The Prayer Circle
We all have a story. We all have a before that has led us to who we are today. It’s a personal story that is riddled with both the broken and the beautiful. It’s the broken that tends to have more power and influence over us, especially if anyone ever finds out about what was, who we were before today. Opening up can be the hardest thing to do, because we know how it feels to have our story, our pain thrown back at us in a backhanded way. Especially in the prayer circle.
I have had the privilege to be seated in circles with people that I trusted. To listen and pray over some intense pain and amazing triumphs. But there is nothing more cringeworthy than when pain turns into telling someone else’s story. You know how it goes, I’ve been there. I’ve started sharing how upset and hurt I am by a friend or loved one’s actions and before you know it I’m laying out all of their mess, telling their story in a “safe place” prayer circle.
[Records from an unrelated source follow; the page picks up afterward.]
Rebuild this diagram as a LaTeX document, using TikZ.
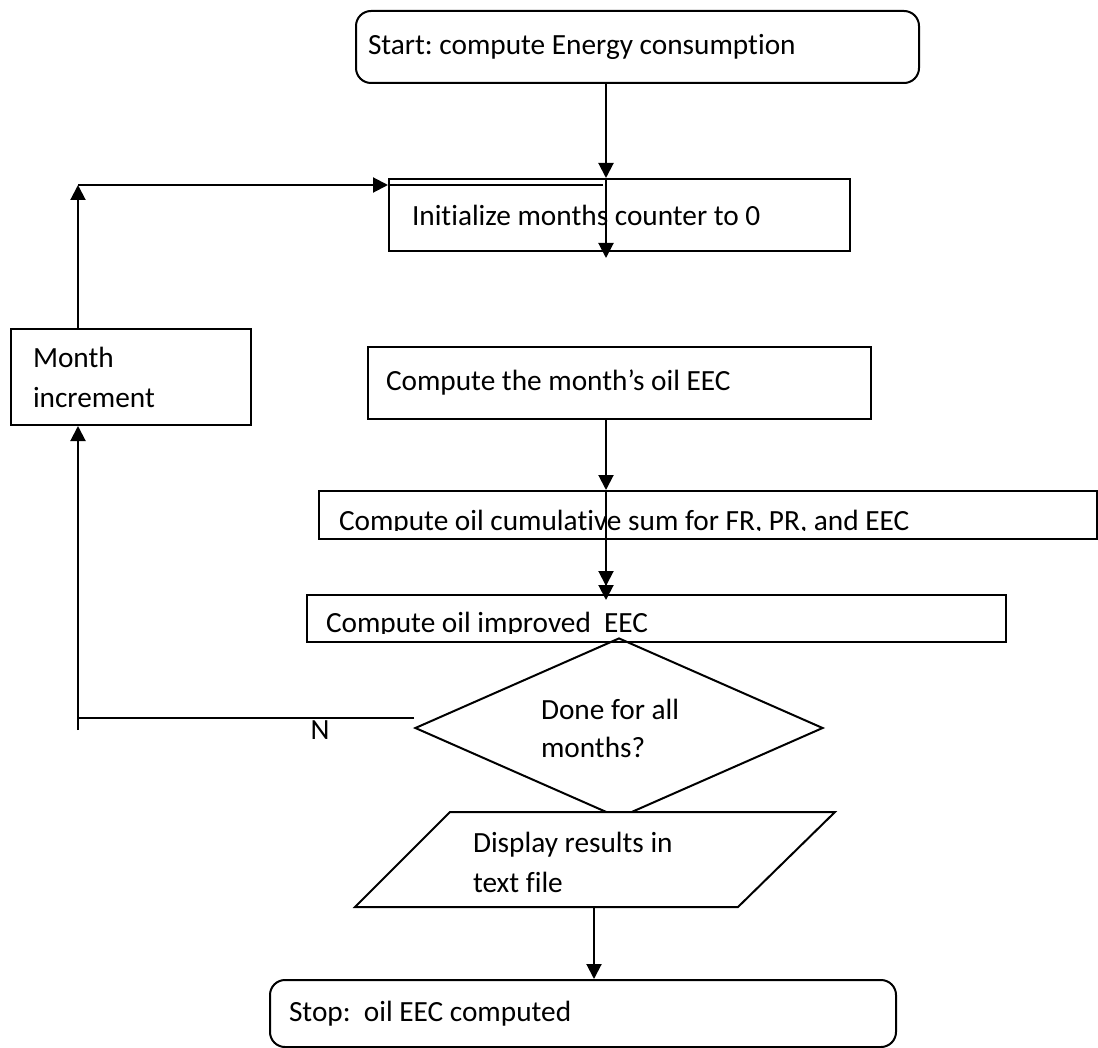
\documentclass[tikz,border=0pt]{standalone}
\usepackage{fontspec}
\setmainfont{Carlito}[Ligatures=NoCommon]
\frenchspacing
\usetikzlibrary{positioning,shapes.geometric,arrows.meta}

\begin{document}
\begin{tikzpicture}[x=0.5pt,y=-0.5pt,line width=1pt,
box/.style={draw,rectangle,anchor=north west,align=flush left,inner ysep=0pt,font=\fontsize{14.65}{20}\selectfont},
term/.style={box,rounded corners=7.5pt},
txt/.style={anchor=west,align=flush left,inner sep=0pt,font=\fontsize{14.65}{20}\selectfont},
arr/.style={-{Triangle[length=7.5pt,width=7.5pt]}}]
\useasboundingbox (0,0) rectangle (1098,1048);

% column of the main flow and the loop back
\coordinate (col) at (606,0);
\coordinate (back) at (78,185);
\coordinate (backend) at (603,185);
\coordinate (nleft) at (78,718);
\coordinate (nend) at (78,730);

\node (start) [term,minimum height=36pt,inner xsep=6pt,text width=269.5pt] at (355,10) {Start: compute Energy consumption};
\node (init) [box,minimum height=36pt,inner xsep=11.5pt,text width=207.5pt] at (388,178) {Initialize months counter to 0};
\node (month) [box,minimum height=48pt,inner xsep=11pt,text width=98pt] at (10,328) {Month\\increment};
\node (comp) [box,minimum height=36pt,inner xsep=9pt,text width=233.5pt] at (367,346) {Compute the month’s oil EEC};
\node (cum) [box,minimum height=24pt,inner xsep=0pt,minimum width=389pt] at (318,490) {};
\node (impr) [box,minimum height=23.5pt,inner xsep=0pt,minimum width=349.5pt] at (306,594) {};
\node (stop) [term,minimum height=33.5pt,inner xsep=9.5pt,text width=294pt] at (269,979) {Stop:\ \ oil EEC computed};

% texts cut off at the lower edge
\begin{scope}
\clip (cum.north west) rectangle ([yshift=5pt]cum.south east);
\node (cumtxt) [txt,anchor=base west] at (338,530) {Compute oil cumulative sum for FR, PR, and EEC};
\end{scope}
\begin{scope}
\clip (impr.north west) rectangle ([yshift=5pt]impr.south east);
\node (imprtxt) [txt,anchor=base west] at (325,632) {Compute oil improved\ \ EEC};
\end{scope}

% decision and output
\node (done) [draw,diamond,aspect=2.27,minimum width=204pt,minimum height=90pt,inner sep=0pt,text width=78pt,align=flush left,font=\fontsize{14.65}{19}\selectfont] at (619,728) {Done for all\\months?};
\coordinate (dtl) at (450,812);
\coordinate (dtr) at (835,812);
\coordinate (dbr) at (738,907);
\coordinate (dbl) at (355,907);
\draw[fill=white] (dtl) -- (dtr) -- (dbr) -- (dbl) -- cycle;
\node (disp) [txt] at (472,862) {Display results in\\text file};
\coordinate (dispbot) at (594,907);
\node (nlab) [txt,anchor=center] at (320,730) {N};

% connectors
\draw[arr] (start.south -| col) -- (init.north -| col);
\draw[arr] (init.north -| col) -- ([yshift=-3pt]init.south -| col);
\draw[arr] (month.north -| back) -- (back);
\draw[arr] (back) -- (init.west |- back);
\draw (init.west |- back) -- (backend);
\draw[arr] (nend) -- (month.south -| back);
\draw (nleft -| done.west) -- (nleft);
\draw[arr] (comp.south -| col) -- (cum.north -| col);
\draw[arr] (cum.north -| col) -- ([yshift=4pt]impr.north -| col);
\draw[arr] (cum.south -| col) -- ([yshift=-3pt]impr.north -| col);
\draw[arr] (dispbot) -- (stop.north -| dispbot);
\end{tikzpicture}
\end{document}
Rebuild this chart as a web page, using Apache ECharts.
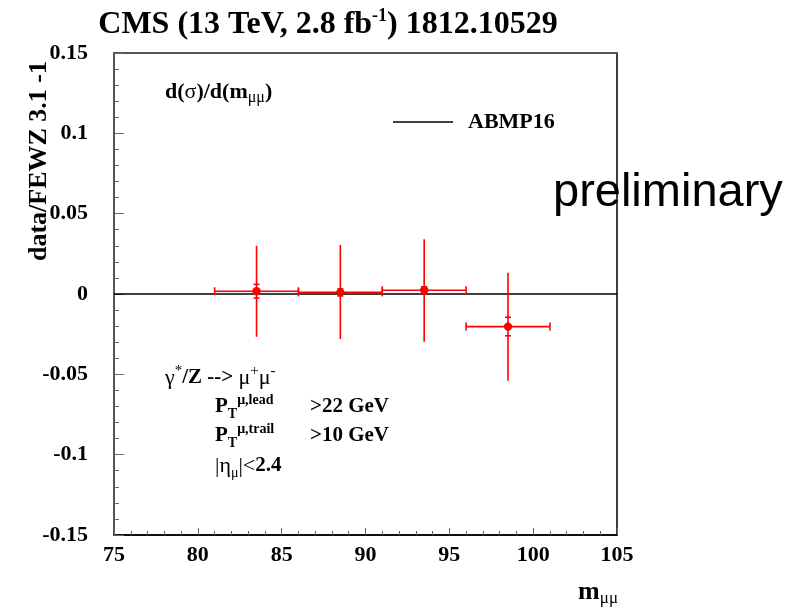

Hear me it is okay to open-up about how a situation is making you feel and the struggle you are going through. That is what community is for: to carry, encourage, and pray for your struggles and growing pains.
Therefore, confess your sins to one another and pray for one another, that you may be healed. The prayer of a righteous person has great power as it is working. James 5:16
BUT, when it crosses over to naming names and how their sin and actions are causing you pain, that is not your story to tell. It’s their story. It’s painfully hard to not get into all the nitty-gritty details of how that person is messing up and hurting you, but at what cost?
I’ve also been on the flip side. I’ve been the one whose sin was aired through prayer request and conversation, and then showed up at church with people knowing intimate details of my life and judging me because of my mess that wasn’t their business to begin with. I was robbed of telling my story and being able to answer a key question: “why?”
Before we ask for prayer for the pain that someone else’s actions have caused us, let’s consider the other person; respect their privacy and stay as vague as possible. Focus more on what we are feeling and dealing with as a result and pray for the other person to find healing and Jesus in the midst of their pain. That one day they will feel safe to join a community and share their story and find healing; not judgment. Gossip and prayer are two different things and sometimes it's hard to tell the difference when gossip is dressed in prayer clothes.
I’m learning and trying to be better with what I tell others to pray for. They don’t need to know all the details to know someone in my life has hurt me, and I’m hurting and struggling with how to handle the situation along with my hurt. If something is serious and I need help or advice, I can go to someone I trust, but prayer circle is not the place to seek help or advice.
The prayer circle should always be about praying for each other and a safe place to voice my requests, not tell someone else’s story through the lens of my hurt feelings. I have no right to judge when I’m guilty of hurting the feelings of those around me. And especially when I know how it feels to be prejudged by what has been shared in a prayer circle.
We have the privilege and honor of carrying each other’s pains in prayer. My prayer is that the prayer circle will become a place we all feel safe to be honest with what we are going through; and not places where we gossip or find material for gossip in Jesus’s name.